_REQUIREMENT_:
Output the material beneath this task exactly, images excluded.

_DATA_:
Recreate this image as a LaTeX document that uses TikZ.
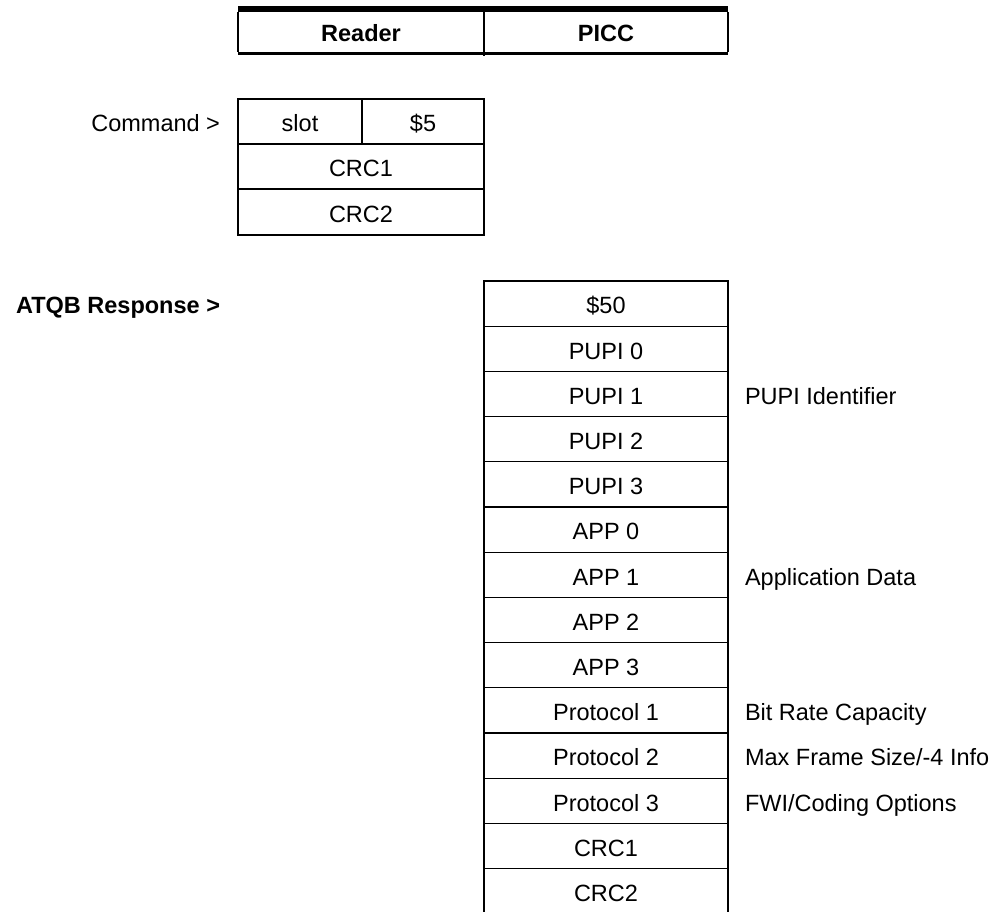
\documentclass[tikz,border=0pt]{standalone}
\usepackage{fontspec}
\setmainfont{Liberation Sans}
\newcommand\cellfont{\fontsize{23.5}{28}\selectfont}
\begin{document}
\begin{tikzpicture}[x=1pt,y=-1pt,
  cell/.style={draw, line width=1.2pt, inner sep=0pt, outer sep=0pt,
    minimum height=45.2pt, text height=20.5pt, text depth=0pt, font=\cellfont},
  lbl/.style={inner sep=0pt, outer sep=0pt, text height=20.5pt, text depth=0pt, font=\cellfont},
  thinrule/.style={line width=1.2pt}]
\clip (0,0) rectangle (1008,911);
% header
\draw[line width=6pt] (238,9) -- (728,9);
\draw[line width=3pt] (238,53.5) -- (728,53.5);
\draw[thinrule] (238,12) -- (238,52);
\draw[thinrule] (728,12) -- (728,52);
\draw[thinrule] (484,12) -- (484,56);
\node[lbl, font=\cellfont\bfseries] (hreader) at (361,31) {Reader};
\node[lbl, font=\cellfont\bfseries] (hpicc) at (606,31) {PICC};
% command
\node[lbl, anchor=east] (cmdlbl) at (220,121.5) {Command >};
\node[cell, minimum width=124pt, minimum height=45pt] (slot) at (300,121.5) {slot};
\node[cell, minimum width=122pt, minimum height=45pt] (five) at (423,121.5) {\$5};
\node[cell, minimum width=246pt, minimum height=45pt] (ccrc1) at (361,166.5) {CRC1};
\node[cell, minimum width=246pt, minimum height=46pt] (ccrc2) at (361,212) {CRC2};
% response
\node[lbl, anchor=east, font=\cellfont\bfseries] (atqb) at (220,303.6) {ATQB Response >};
\foreach \t [count=\i from 0] in {\$50,PUPI 0,PUPI 1,PUPI 2,PUPI 3,APP 0,APP 1,APP 2,APP 3,Protocol 1,Protocol 2,Protocol 3,CRC1,CRC2}
  \node[cell, minimum width=244pt] (r\i) at (606,{281+45.2*\i+22.6}) {\t};
\node[lbl, anchor=west] (lpupi) at (745,{281+45.2*2+22.6}) {PUPI Identifier};
\node[lbl, anchor=west] (lapp) at (745,{281+45.2*6+22.6}) {Application Data};
\node[lbl, anchor=west] (lbit) at (745,{281+45.2*9+22.6}) {Bit Rate Capacity};
\node[lbl, anchor=west] (lmax) at (745,{281+45.2*10+22.6}) {Max Frame Size/-4 Info};
\node[lbl, anchor=west] (lfwi) at (745,{281+45.2*11+22.6}) {FWI/Coding Options};
\end{tikzpicture}
\end{document}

_SOLUTION BELOW_:
Recreate this image as a LaTeX document that uses TikZ.
\documentclass[tikz,border=0pt]{standalone}
\usepackage{fontspec}
\setmainfont{Liberation Sans}
\newcommand\cellfont{\fontsize{23.5}{28}\selectfont}
\begin{document}
\begin{tikzpicture}[x=1pt,y=-1pt,
  cell/.style={draw, line width=1.2pt, inner sep=0pt, outer sep=0pt,
    minimum height=45.2pt, text height=20.5pt, text depth=0pt, font=\cellfont},
  lbl/.style={inner sep=0pt, outer sep=0pt, text height=20.5pt, text depth=0pt, font=\cellfont},
  thinrule/.style={line width=1.2pt}]
\clip (0,0) rectangle (1008,911);
% header
\draw[line width=6pt] (238,9) -- (728,9);
\draw[line width=3pt] (238,53.5) -- (728,53.5);
\draw[thinrule] (238,12) -- (238,52);
\draw[thinrule] (728,12) -- (728,52);
\draw[thinrule] (484,12) -- (484,56);
\node[lbl, font=\cellfont\bfseries] (hreader) at (361,31) {Reader};
\node[lbl, font=\cellfont\bfseries] (hpicc) at (606,31) {PICC};
% command
\node[lbl, anchor=east] (cmdlbl) at (220,121.5) {Command >};
\node[cell, minimum width=124pt, minimum height=45pt] (slot) at (300,121.5) {slot};
\node[cell, minimum width=122pt, minimum height=45pt] (five) at (423,121.5) {\$5};
\node[cell, minimum width=246pt, minimum height=45pt] (ccrc1) at (361,166.5) {CRC1};
\node[cell, minimum width=246pt, minimum height=46pt] (ccrc2) at (361,212) {CRC2};
% response
\node[lbl, anchor=east, font=\cellfont\bfseries] (atqb) at (220,303.6) {ATQB Response >};
\foreach \t [count=\i from 0] in {\$50,PUPI 0,PUPI 1,PUPI 2,PUPI 3,APP 0,APP 1,APP 2,APP 3,Protocol 1,Protocol 2,Protocol 3,CRC1,CRC2}
  \node[cell, minimum width=244pt] (r\i) at (606,{281+45.2*\i+22.6}) {\t};
\node[lbl, anchor=west] (lpupi) at (745,{281+45.2*2+22.6}) {PUPI Identifier};
\node[lbl, anchor=west] (lapp) at (745,{281+45.2*6+22.6}) {Application Data};
\node[lbl, anchor=west] (lbit) at (745,{281+45.2*9+22.6}) {Bit Rate Capacity};
\node[lbl, anchor=west] (lmax) at (745,{281+45.2*10+22.6}) {Max Frame Size/-4 Info};
\node[lbl, anchor=west] (lfwi) at (745,{281+45.2*11+22.6}) {FWI/Coding Options};
\end{tikzpicture}
\end{document}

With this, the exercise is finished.